# Apache Spark Intro

**Important**: You have to run this notebook using `pyspark` command.

1. Create the `SparkSession`
2. Open spark dashboard in  ["http://localhost:4040"]("http://localhost:4040") 

https://spark.apache.org/docs/latest/monitoring.html

Every SparkContext launches a web UI, by default on port 4040, that displays useful information about the application. This includes:

A list of scheduler stages and tasks
A summary of RDD sizes and memory usage
Environmental information.
Information about the running executors
You can access this interface by simply opening http://<driver-node>:4040 in a web browser.
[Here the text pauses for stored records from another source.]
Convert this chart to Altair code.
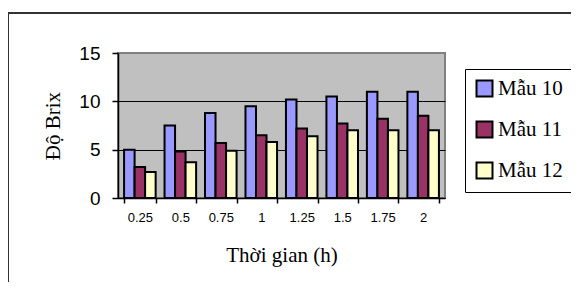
import altair as alt
import pandas as pd

times = ["0.25", "0.5", "0.75", "1", "1.25", "1.5", "1.75", "2"]
series = ["Mẫu 10", "Mẫu 11", "Mẫu 12"]
mau10 = [5.0, 7.5, 8.8, 9.5, 10.2, 10.5, 11.0, 11.0]
mau11 = [3.2, 4.8, 5.7, 6.5, 7.2, 7.7, 8.2, 8.5]
mau12 = [2.7, 3.7, 4.9, 5.8, 6.4, 7.0, 7.0, 7.0]
colors = ["#9999FF", "#993366", "#FFFFCC"]

rows = []
for name, vals in zip(series, [mau10, mau11, mau12]):
    for t, v in zip(times, vals):
        rows.append({"t": t, "s": name, "v": v})
df = pd.DataFrame(rows)

W, H = 327, 145
SERIF = "'Liberation Serif', 'Times New Roman', serif"

bars = alt.Chart(df).mark_bar(stroke="black", strokeWidth=2).encode(
    x=alt.X("t:N", sort=times,
            scale=alt.Scale(paddingInner=0.22, paddingOuter=0.15),
            axis=alt.Axis(title="Thời gian (h)", labelAngle=0, tickBand="extent",
                          labelFont="Liberation Sans", labelFontSize=13, labelColor="black",
                          labelPadding=8, tickSize=5, tickColor="black", domainColor="black",
                          domainWidth=1.5, tickWidth=1.5,
                          titleFont=SERIF, titleFontSize=21, titleFontWeight="normal",
                          titleColor="black", titleX=W / 2, titleY=57, titleBaseline="middle")),
    xOffset=alt.XOffset("s:N", sort=series),
    y=alt.Y("v:Q", scale=alt.Scale(domain=[0, 15]),
            axis=alt.Axis(title="Độ Brix", values=[0, 5, 10, 15], grid=True,
                          gridColor=alt.condition("datum.value == 15",
                                                  alt.value("#808080"), alt.value("black")),
                          gridWidth=1,
                          labelFont="Liberation Sans", labelFontSize=19, labelColor="black",
                          labelPadding=12, tickSize=6, tickColor="black", domainColor="black",
                          domainWidth=1.5, tickWidth=1.5,
                          titleFont=SERIF, titleFontSize=21, titleFontWeight="normal",
                          titleColor="black", titleAngle=-90, titleX=-65, titleY=H / 2,
                          titleBaseline="middle", titleAlign="center")),
    color=alt.Color("s:N", sort=series,
                    scale=alt.Scale(domain=series, range=colors),
                    legend=alt.Legend(title=None, orient="none", legendX=347, legendY=16,
                                      symbolType="square", symbolSize=256,
                                      symbolStrokeColor="black", symbolStrokeWidth=2,
                                      symbolOpacity=1,
                                      labelFont=SERIF, labelFontSize=21,
                                      labelColor="black", rowPadding=16, padding=9,
                                      fillColor="white", strokeColor="black",
                                      cornerRadius=0, labelOffset=3)),
)

frame = alt.Chart(pd.DataFrame({"k": [0]})).mark_rect(
    fill=None, stroke="#333333", strokeWidth=2
).encode(
    x=alt.value(-110), x2=alt.value(470), y=alt.value(-40), y2=alt.value(300)
)

chart = alt.layer(bars, frame).properties(
    width=W, height=H,
    background="white",
    autosize=alt.AutoSizeParams(type="none"),
    padding={"left": 110, "top": 45, "right": 126, "bottom": 84},
).configure_view(
    fill="#C0C0C0", stroke="#808080", strokeWidth=2
).configure_legend(
    labelFont=SERIF
)

chart.save("out.html", embed_options={"renderer": "svg", "actions": False})
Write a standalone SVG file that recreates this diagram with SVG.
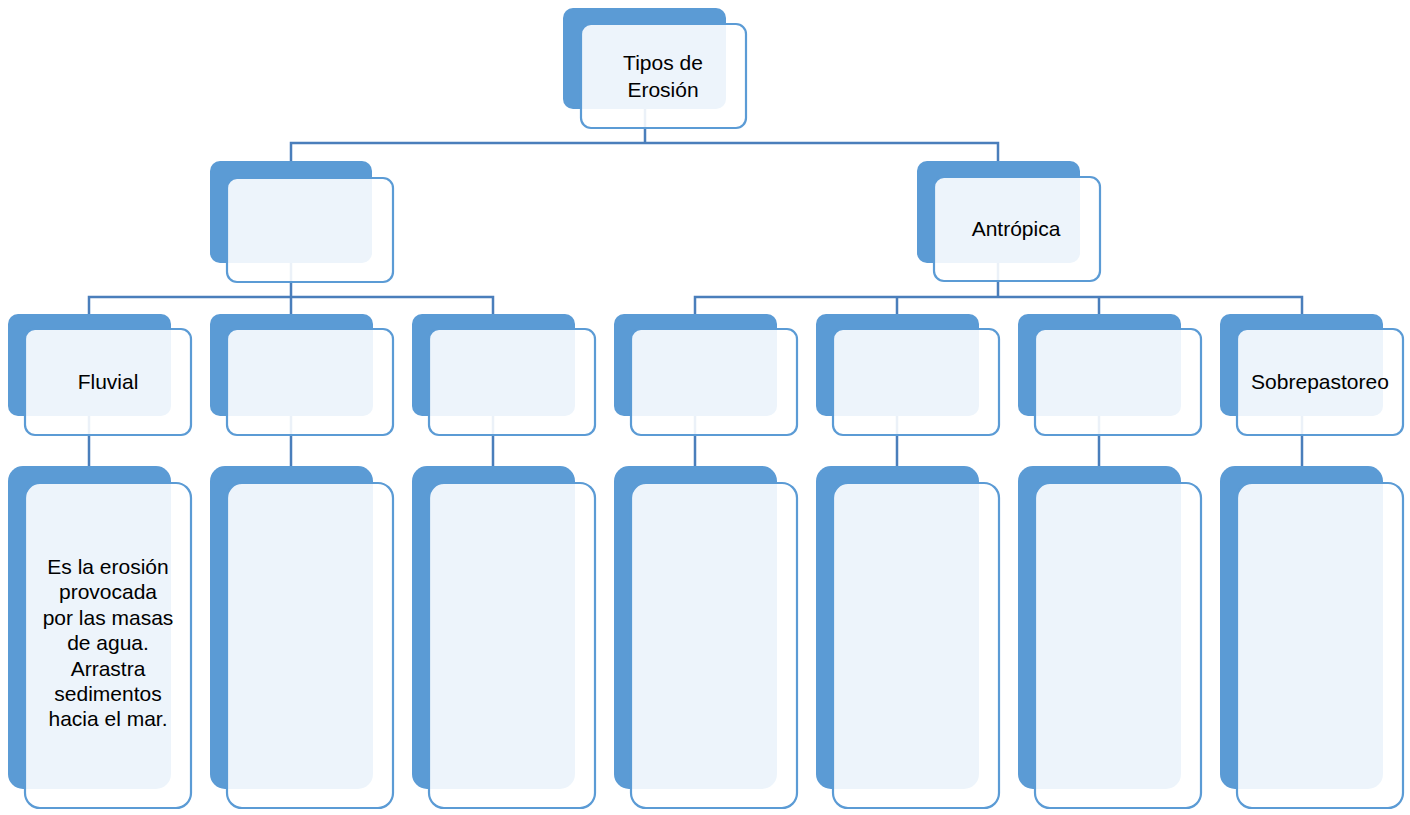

If multiple SparkContexts are running on the same host, they will bind to successive ports beginning with 4040 (4041, 4042, etc).

In [None]:
# Prepare a SparkContext
from pyspark import SparkContext
sc = SparkContext.getOrCreate()

In [None]:
# Open Spark Dashboard in browser tab
import webbrowser
webbrowser.open("http://localhost:4040")

# Estimate PI 

In [None]:
import random
def inside(p):
    x, y = random.random(), random.random()
    return x*x + y*y < 1

NUM_SAMPLES = 10000
count = sc.parallelize(range(0, NUM_SAMPLES)) \
             .filter(inside).count()
print("Pi is roughly {}".format(4.0 * count / NUM_SAMPLES))

# Some Spark commands

In [None]:
# Loading a CSV
df = spark.read.format("csv").option("header", "true").load("./data/breadbasket_dms.csv")
df.show()

In [None]:
# Grouping operation with distinct count
from pyspark.sql.functions import collect_list, approx_count_distinct
q = df.groupby(df.Transaction).agg(collect_list("Item"), approx_count_distinct("Item"))
print(q.show())
print(q.head())

In [None]:
from pyspark.sql import functions as F
df_pivoted = df.groupBy("Transaction").pivot("Item").agg(F.lit(1)).na.fill(0)
df_pivoted.select(df_pivoted.columns[:7]).show()

In [None]:
from pyspark.ml.feature import VectorAssembler
from pyspark.sql.types import IntegerType

df_pivoted = df_pivoted.withColumn("Transaction", df_pivoted["Transaction"].cast(IntegerType()))
print(df_pivoted.columns[:])
print(len(df_pivoted.columns))

vecAssembler = VectorAssembler(inputCols=df_pivoted.columns[3:], outputCol="Features")
new_df = vecAssembler.transform(df_pivoted)
X = new_df.select('Features')
X.head(5)

In [None]:
from pyspark.mllib.clustering import KMeans

num_clusters = 4
clusters = KMeans.train(X.rdd.map(lambda x: x[0].toArray()), num_clusters, maxIterations=15, initializationMode="random")


In [None]:
import pandas as pd

df = pd.DataFrame({
    'Transaction': df_pivoted.select("Transaction").toPandas()['Transaction'],
    'Label': clusters.predict(X.rdd.map(lambda x: x[0].toArray())).collect()
})
df.head()


In [None]:
df["Label"].value_counts()